L’obsession Le Pen, ça continue. Il est vrai qu’il n’y a pas de raison que ça s’arrête, bien au contraire, avec le fameux sondage indiquant que 26% des Français se disent d’accord avec les idées du Front national. Il est vrai aussi que parler du Front national permet aux chefs de l’UMP et du PS de ne pas parler de leurs idées, ce qui est pratique puisqu’ils n’en ont guère, hormis leurs vieilleries… ou ce qu’ils copient chez Le Pen…
Dimanche, François Hollande a de nouveau tiré la sonnette d’alarme. Il ne faut pas oublier la menace Le Pen, a-t-il dit au Forum de Radio J. « Oublier cette menace, c’est en définitive la rendre possible. Dès lors que 25% des Français (et même 26, M. Hollande) dans les sondages disent qu’ils n’excluent pas de voter Jean-Marie Le Pen, cela peut vouloir dire qu’effectivement il peur réaliser un score tout proche de celui de 2002, voire davantage, et à partir de là tout est possible. » Tout quoi ? Il ne le précise pas. Mais ce doit être terrible.
Et Hollande d’accuser les autres candidats de ne pas s’occuper du problème, et même de l’aggraver. Ainsi Sarkozy, qui fait le jeu de Le Pen en allant sur son terrain. Et Bayrou plus encore, avec son positionnement « anti-système » et « ni droite ni gauche ». Hollande enfonce le clou : « Je ne trouve pas bon, quand on sait que Jean-Marie Le Pen fait le score qui est attendu, au moins autant qu’en 2002, que ceux qui sont en charge de l’essentiel, qui demain seront peut-être associés aux responsabilités du pays, tiennent finalement des discours ni gauche ni droite, contre les institutions, contre le système médiatique, tout en étant invités partout. »
Puis François Hollande s’est rendu à la réunion des partisans de Ségolène Royal, où étaient présents ensemble, à ce que l’on nous en a dit, caciques socialistes et non-adhérents du PS. Il a réitéré ce qu’il venait de dire à Radio J. Mais là, c’est Ségolène, naturellement, qui était la vedette.

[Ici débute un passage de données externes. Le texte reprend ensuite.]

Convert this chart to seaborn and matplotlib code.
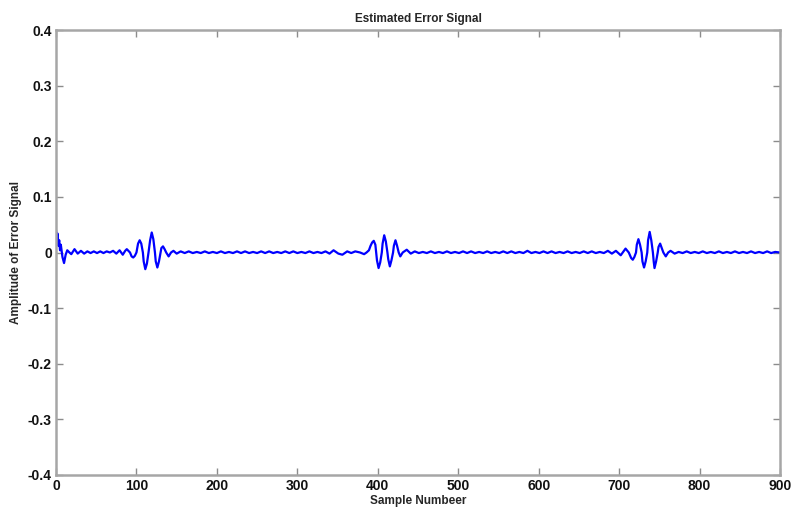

Elle a demandé à ses partisans de changer leur façon de faire de la politique pour « ramener le vote populaire vers les socialistes et la gauche ». Et où était-il donc parti, ce vote populaire ? Elle ne l’a pas précisé. Mais chacun le sait. On ne va tout de même pas dire « Le Pen » dans toutes les phrases…
Changer la façon de faire de la politique, c'est mettre en œuvre la «démocratie participative ». Et Ségolène leur a fait un cours de « démocratie participative », pendant une heure. Il faut cultiver « la vérité de la parole », « secouer un certain nombre de formules, de tabous, d'idées reçues, de conforts intellectuels ». Une façon bien à elle de rappeler qu'il ne faut guère tenir compte du projet socialiste, auquel « les gens ne sont pas venus participer », mais qui était pourtant censé être le socle de la campagne socialiste.
Cela dit, on ne voit pas quels sont les tabous et les idées reçues qu'elle secoue. Invitée de France 5 dans la soirée, elle a déclaré que la justice avait davantage besoin de nouveaux moyens que de nouvelles lois qui s'accumulent. Est-ce un exemple de secouage ? Fort bien. Mais cela, c'est la position du Front national et de Jean-Marie Le Pen… Pas de chance…
D'autre part elle a qualifié les 35 heures de « formidable progrès social », que « personne ne peut contester », (donc ici elle est retournée dans l'ornière du tabou socialiste), puis elle en a appelé à un « dialogue social de qualité qui sorte du moyen âge ». Sans doute ne sait-elle pas que les corporations ont été abolies il y a plus de 200 ans…
Toujours est-il qu'à l'issue de la réunion parisienne, chaque premier secrétaire de fédération socialiste, président de comité « Désirs d'avenir » ou de comité de soutien, a été gratifié d’un kit de campagne, intitulé « Réussir un débat participatif ». Pour ramener le vote populaire, puisque c'est de cela qu'il s'agit. Et il faut donc s'adresser en priorité à « cette France qui pense ne compter pour rien : les travailleurs pauvres, les invisibles, les gens de peu ».
Les gens de peu… Voilà qui est pire encore que « la France d'en bas ». Marie-Ségolène va finir par nous parler des manants et des croquants. Et elle s'étonnera qu'ils votent pour le candidat qui non seulement ne les méprise pas mais leur rappelle leur dignité de Français riches d'un héritage dont ils sont spoliés.